-- Prompt --
Nothing outside the range from the line with "Give me the" to the line with "import * as" belongs in the copy, and no pictures do either; repeat that range exactly.

------ Provided information

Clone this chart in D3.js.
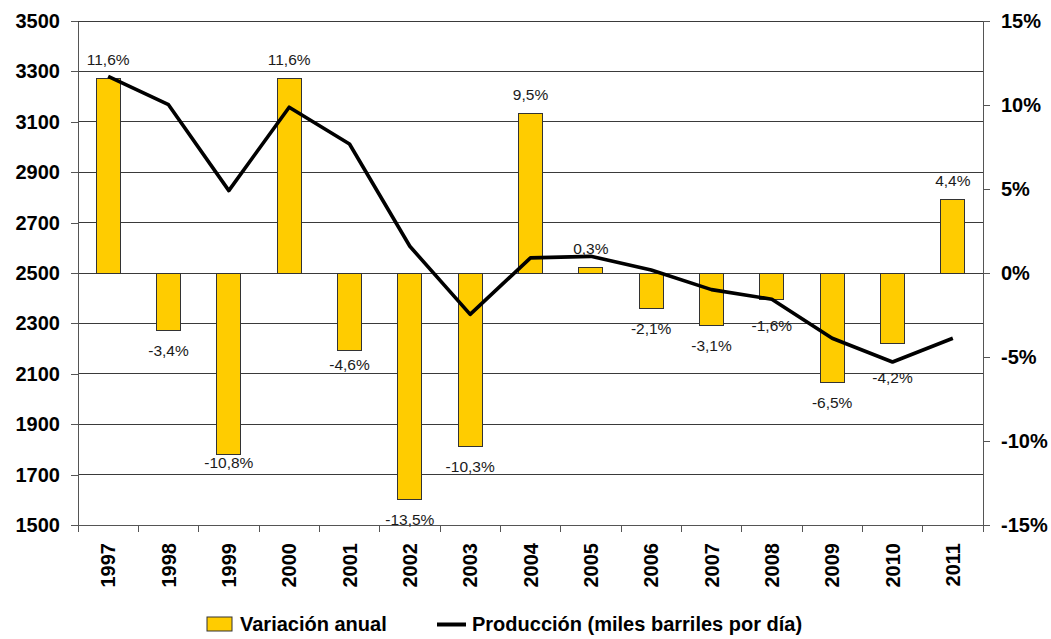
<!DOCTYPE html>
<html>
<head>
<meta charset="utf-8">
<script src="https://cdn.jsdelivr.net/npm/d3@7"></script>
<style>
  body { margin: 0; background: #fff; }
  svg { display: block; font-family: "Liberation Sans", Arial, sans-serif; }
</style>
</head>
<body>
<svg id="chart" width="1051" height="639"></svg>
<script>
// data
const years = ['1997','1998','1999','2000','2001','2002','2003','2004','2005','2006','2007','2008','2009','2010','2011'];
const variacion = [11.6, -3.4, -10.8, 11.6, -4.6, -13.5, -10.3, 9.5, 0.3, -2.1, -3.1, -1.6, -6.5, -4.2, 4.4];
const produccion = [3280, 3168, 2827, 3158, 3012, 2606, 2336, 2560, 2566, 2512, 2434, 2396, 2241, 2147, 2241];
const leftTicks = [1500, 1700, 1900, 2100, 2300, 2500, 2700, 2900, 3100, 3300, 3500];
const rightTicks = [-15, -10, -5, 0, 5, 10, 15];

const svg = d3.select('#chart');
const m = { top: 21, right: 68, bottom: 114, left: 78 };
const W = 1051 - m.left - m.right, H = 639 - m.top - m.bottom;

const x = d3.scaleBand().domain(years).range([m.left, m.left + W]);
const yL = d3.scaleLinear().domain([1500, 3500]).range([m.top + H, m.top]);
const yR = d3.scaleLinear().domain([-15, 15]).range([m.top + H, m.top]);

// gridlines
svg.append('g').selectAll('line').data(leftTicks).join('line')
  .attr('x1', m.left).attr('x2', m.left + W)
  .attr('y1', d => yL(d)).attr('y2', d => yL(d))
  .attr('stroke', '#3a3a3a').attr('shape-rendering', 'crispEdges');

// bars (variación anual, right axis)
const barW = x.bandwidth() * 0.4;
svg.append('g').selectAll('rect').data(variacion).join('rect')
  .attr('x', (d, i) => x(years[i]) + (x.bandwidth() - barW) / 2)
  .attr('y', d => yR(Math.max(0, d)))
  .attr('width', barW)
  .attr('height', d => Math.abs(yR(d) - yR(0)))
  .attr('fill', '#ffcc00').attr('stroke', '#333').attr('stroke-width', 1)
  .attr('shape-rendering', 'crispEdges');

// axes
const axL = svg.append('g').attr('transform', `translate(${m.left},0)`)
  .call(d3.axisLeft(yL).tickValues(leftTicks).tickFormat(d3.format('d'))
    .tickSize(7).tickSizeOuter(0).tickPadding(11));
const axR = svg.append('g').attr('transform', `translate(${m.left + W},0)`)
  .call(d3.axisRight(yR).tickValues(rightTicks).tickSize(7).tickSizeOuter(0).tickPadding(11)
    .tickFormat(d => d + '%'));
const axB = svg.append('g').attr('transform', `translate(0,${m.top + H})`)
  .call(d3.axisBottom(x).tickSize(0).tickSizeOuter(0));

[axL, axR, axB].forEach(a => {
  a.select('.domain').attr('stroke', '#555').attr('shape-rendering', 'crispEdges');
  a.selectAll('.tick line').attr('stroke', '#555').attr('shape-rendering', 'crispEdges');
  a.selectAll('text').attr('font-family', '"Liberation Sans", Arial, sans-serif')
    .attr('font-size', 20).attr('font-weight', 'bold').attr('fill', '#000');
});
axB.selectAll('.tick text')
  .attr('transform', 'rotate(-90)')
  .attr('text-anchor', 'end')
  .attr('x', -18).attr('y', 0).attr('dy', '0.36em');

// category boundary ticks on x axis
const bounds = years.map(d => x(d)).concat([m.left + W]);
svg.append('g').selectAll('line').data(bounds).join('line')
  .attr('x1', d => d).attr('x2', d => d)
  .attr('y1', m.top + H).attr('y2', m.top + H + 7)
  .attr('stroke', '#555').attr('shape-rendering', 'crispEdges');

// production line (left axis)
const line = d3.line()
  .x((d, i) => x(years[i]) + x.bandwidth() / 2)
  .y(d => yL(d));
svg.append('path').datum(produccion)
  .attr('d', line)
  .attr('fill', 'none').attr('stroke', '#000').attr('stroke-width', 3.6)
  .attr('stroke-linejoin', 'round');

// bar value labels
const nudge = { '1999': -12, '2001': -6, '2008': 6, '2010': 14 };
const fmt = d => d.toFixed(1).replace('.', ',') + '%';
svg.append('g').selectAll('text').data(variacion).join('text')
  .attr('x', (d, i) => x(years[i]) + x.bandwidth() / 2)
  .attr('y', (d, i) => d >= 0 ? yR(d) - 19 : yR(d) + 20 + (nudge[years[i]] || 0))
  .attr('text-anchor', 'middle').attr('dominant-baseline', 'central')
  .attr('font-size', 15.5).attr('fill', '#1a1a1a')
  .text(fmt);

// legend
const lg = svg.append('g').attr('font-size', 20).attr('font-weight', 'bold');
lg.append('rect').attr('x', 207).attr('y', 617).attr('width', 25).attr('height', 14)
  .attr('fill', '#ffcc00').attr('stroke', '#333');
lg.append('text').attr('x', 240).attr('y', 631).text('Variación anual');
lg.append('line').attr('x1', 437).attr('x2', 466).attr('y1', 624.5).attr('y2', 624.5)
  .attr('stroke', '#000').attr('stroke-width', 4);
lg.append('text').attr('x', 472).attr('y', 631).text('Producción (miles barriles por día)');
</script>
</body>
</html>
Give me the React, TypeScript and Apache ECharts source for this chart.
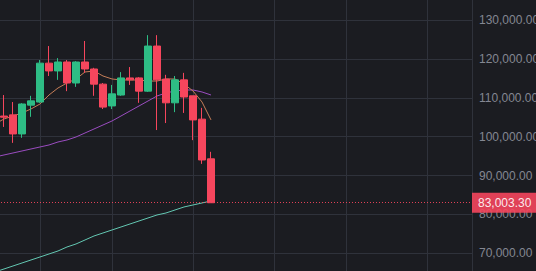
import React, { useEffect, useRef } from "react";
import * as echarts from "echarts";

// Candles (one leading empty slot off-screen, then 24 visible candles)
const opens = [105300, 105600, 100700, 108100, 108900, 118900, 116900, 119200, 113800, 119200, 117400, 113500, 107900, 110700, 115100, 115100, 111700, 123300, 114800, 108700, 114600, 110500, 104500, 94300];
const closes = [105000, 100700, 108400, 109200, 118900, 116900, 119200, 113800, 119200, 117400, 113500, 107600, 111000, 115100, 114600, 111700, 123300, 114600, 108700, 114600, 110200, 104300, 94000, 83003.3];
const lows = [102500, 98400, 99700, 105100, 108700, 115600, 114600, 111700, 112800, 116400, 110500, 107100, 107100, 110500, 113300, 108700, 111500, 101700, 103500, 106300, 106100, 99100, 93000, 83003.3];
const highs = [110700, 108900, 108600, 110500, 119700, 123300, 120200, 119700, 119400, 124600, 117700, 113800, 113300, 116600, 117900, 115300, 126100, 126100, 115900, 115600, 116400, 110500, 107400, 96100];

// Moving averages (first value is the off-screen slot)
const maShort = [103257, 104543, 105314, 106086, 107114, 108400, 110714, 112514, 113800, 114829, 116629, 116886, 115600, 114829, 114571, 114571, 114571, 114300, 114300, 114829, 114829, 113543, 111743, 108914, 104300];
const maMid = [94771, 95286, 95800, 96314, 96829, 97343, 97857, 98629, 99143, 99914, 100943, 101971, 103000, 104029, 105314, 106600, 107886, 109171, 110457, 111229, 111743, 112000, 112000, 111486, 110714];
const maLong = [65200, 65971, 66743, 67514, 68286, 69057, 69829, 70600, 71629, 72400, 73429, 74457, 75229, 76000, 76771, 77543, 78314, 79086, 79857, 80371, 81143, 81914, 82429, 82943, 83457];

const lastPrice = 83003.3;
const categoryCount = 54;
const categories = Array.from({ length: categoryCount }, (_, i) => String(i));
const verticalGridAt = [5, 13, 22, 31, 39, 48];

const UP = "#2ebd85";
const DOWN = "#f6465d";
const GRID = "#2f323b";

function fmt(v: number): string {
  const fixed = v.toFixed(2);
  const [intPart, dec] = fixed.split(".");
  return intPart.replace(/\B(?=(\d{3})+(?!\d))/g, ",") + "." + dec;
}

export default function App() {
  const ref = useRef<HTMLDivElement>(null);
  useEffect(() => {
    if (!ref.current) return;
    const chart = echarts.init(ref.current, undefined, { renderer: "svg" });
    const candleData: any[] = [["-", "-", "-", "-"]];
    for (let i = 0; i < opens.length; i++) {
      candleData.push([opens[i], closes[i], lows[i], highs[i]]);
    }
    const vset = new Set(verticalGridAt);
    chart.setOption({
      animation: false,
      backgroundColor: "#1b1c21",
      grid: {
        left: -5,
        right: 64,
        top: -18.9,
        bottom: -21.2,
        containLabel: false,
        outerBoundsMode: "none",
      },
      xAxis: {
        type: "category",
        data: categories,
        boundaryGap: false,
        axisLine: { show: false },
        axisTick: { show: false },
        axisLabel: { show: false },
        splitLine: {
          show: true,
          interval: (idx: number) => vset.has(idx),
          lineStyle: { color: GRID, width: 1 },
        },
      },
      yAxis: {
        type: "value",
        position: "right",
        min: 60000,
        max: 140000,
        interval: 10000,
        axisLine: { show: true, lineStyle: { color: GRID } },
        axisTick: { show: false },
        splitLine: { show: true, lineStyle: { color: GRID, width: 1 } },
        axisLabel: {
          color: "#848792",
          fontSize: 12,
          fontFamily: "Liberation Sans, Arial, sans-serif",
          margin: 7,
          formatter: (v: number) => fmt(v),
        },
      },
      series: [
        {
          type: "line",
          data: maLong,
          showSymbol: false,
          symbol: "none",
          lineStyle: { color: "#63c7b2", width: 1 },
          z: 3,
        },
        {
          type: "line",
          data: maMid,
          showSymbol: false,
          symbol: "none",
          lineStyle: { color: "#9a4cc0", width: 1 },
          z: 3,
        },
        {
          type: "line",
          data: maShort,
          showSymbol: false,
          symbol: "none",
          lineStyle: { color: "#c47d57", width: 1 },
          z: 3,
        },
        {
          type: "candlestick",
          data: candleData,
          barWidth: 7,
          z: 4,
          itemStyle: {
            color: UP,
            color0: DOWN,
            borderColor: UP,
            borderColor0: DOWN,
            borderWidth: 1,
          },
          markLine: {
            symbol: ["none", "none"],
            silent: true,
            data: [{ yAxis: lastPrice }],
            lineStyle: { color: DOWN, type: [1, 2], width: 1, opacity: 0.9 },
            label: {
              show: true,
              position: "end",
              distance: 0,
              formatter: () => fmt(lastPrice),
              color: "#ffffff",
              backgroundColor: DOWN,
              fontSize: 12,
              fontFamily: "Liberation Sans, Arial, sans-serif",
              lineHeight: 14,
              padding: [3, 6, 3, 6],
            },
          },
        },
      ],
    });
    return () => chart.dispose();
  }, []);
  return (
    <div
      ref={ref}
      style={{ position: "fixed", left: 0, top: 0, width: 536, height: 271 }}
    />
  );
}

------------

-- Solution for this problem --
Give me the React, TypeScript and Apache ECharts source for this chart.
import React, { useEffect, useRef } from "react";
import * as echarts from "echarts";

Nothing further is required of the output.